**Provided material:**
************
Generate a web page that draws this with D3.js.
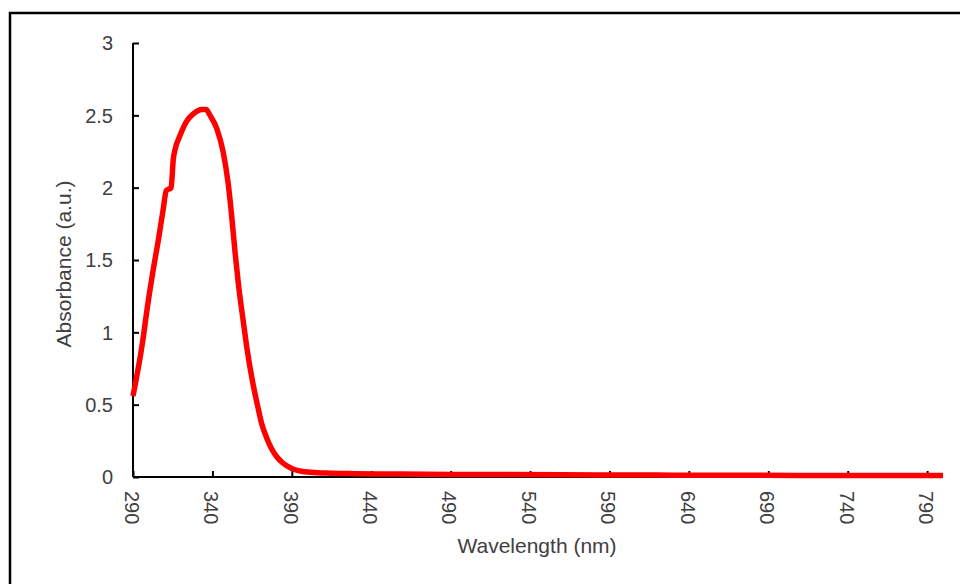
<!DOCTYPE html>
<html><head><meta charset="utf-8">
<script src="https://cdn.jsdelivr.net/npm/d3@7"></script>
<style>body{margin:0;background:#fff}svg{display:block}text{font-family:"Liberation Sans",Arial,sans-serif;fill:#404040}</style>
</head><body><svg id="c" width="960" height="584"></svg>
<script>
const wavelength = [290,296,299,303,306,309,311,314,315.4,316.4,319.6,323.8,328,333.3,336,338.5,342.7,346.7,349.8,352,354.2,356.3,359.5,361.6,365.8,368.7,371,374.2,377,380.5,384,388,392,396,400,412,430,458,490,521,560,584,620,647,680,710,750,800];
const absorbance = [0.56,0.93,1.17,1.45,1.64,1.85,1.98,2.00,2.20,2.26,2.36,2.46,2.51,2.54,2.54,2.50,2.41,2.25,2.04,1.82,1.56,1.34,1.07,0.90,0.63,0.48,0.37,0.27,0.20,0.14,0.10,0.07,0.05,0.04,0.034,0.027,0.023,0.02,0.018,0.017,0.015,0.014,0.013,0.012,0.012,0.011,0.01,0.01];
const xTicks = [290,340,390,440,490,540,590,640,690,740,790];
const yTicks = [0,0.5,1,1.5,2,2.5,3];
const yTickLabels = ["0","0.5","1","1.5","2","2.5","3"];

const svg = d3.select("#c");
svg.append("rect").attr("x",10).attr("y",13).attr("width",980).attr("height",600)
  .attr("fill","#fff").attr("stroke","#000").attr("stroke-width",2.5);

const x = d3.scaleLinear().domain([290,800]).range([133,943]);
const y = d3.scaleLinear().domain([0,3]).range([477,43]);

// y axis
const ya = svg.append("g").attr("transform","translate(133,0)")
  .call(d3.axisRight(y).tickValues(yTicks).tickSize(6).tickFormat(""));
ya.select(".domain").attr("stroke","#000").attr("stroke-width",2).attr("d","M0,43V477");
ya.selectAll(".tick line").attr("stroke","#000").attr("stroke-width",2);
svg.append("g").selectAll("text").data(yTicks).join("text")
  .attr("x",113).attr("y",d=>y(d)).attr("dy","0.36em").attr("text-anchor","end")
  .style("font-size","20px").text((d,i)=>yTickLabels[i]);

// x axis
const xa = svg.append("g").attr("transform","translate(0,477)")
  .call(d3.axisTop(x).tickValues(xTicks).tickSize(6).tickFormat(""));
xa.select(".domain").attr("stroke","#000").attr("stroke-width",2).attr("d","M133,0H943");
xa.selectAll(".tick line").attr("stroke","#000").attr("stroke-width",2);
svg.append("g").selectAll("text").data(xTicks).join("text")
  .attr("transform",d=>`translate(${x(d)-1},491) rotate(90)`)
  .attr("dy","0.36em").attr("text-anchor","start")
  .style("font-size","20px").text(d=>d);

// line
const pts = wavelength.map((w,i)=>[w,absorbance[i]]);
svg.append("path").datum(pts)
  .attr("fill","none").attr("stroke","#ff0000").attr("stroke-width",5.5)
  .attr("stroke-linejoin","round").attr("stroke-linecap","butt")
  .attr("d",d3.line().x(d=>x(d[0])).y(d=>y(d[1])).curve(d3.curveMonotoneX));

// titles
svg.append("text").attr("x",537).attr("y",553).attr("text-anchor","middle")
  .style("font-size","21px").text("Wavelength (nm)");
svg.append("text").attr("transform","translate(71,264) rotate(-90)").attr("text-anchor","middle")
  .style("font-size","21px").text("Absorbance (a.u.)");
</script></body></html>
************
Write out the lines from the start of the material to the line with "const y = d3.scaleLinear().domain([0,3]).range([477,43]);", inclusive and exactly. Skip the pictures.

**Answer for the task:**
Generate a web page that draws this with D3.js.
<!DOCTYPE html>
<html><head><meta charset="utf-8">
<script src="https://cdn.jsdelivr.net/npm/d3@7"></script>
<style>body{margin:0;background:#fff}svg{display:block}text{font-family:"Liberation Sans",Arial,sans-serif;fill:#404040}</style>
</head><body><svg id="c" width="960" height="584"></svg>
<script>
const wavelength = [290,296,299,303,306,309,311,314,315.4,316.4,319.6,323.8,328,333.3,336,338.5,342.7,346.7,349.8,352,354.2,356.3,359.5,361.6,365.8,368.7,371,374.2,377,380.5,384,388,392,396,400,412,430,458,490,521,560,584,620,647,680,710,750,800];
const absorbance = [0.56,0.93,1.17,1.45,1.64,1.85,1.98,2.00,2.20,2.26,2.36,2.46,2.51,2.54,2.54,2.50,2.41,2.25,2.04,1.82,1.56,1.34,1.07,0.90,0.63,0.48,0.37,0.27,0.20,0.14,0.10,0.07,0.05,0.04,0.034,0.027,0.023,0.02,0.018,0.017,0.015,0.014,0.013,0.012,0.012,0.011,0.01,0.01];
const xTicks = [290,340,390,440,490,540,590,640,690,740,790];
const yTicks = [0,0.5,1,1.5,2,2.5,3];
const yTickLabels = ["0","0.5","1","1.5","2","2.5","3"];

const svg = d3.select("#c");
svg.append("rect").attr("x",10).attr("y",13).attr("width",980).attr("height",600)
  .attr("fill","#fff").attr("stroke","#000").attr("stroke-width",2.5);

const x = d3.scaleLinear().domain([290,800]).range([133,943]);
const y = d3.scaleLinear().domain([0,3]).range([477,43]);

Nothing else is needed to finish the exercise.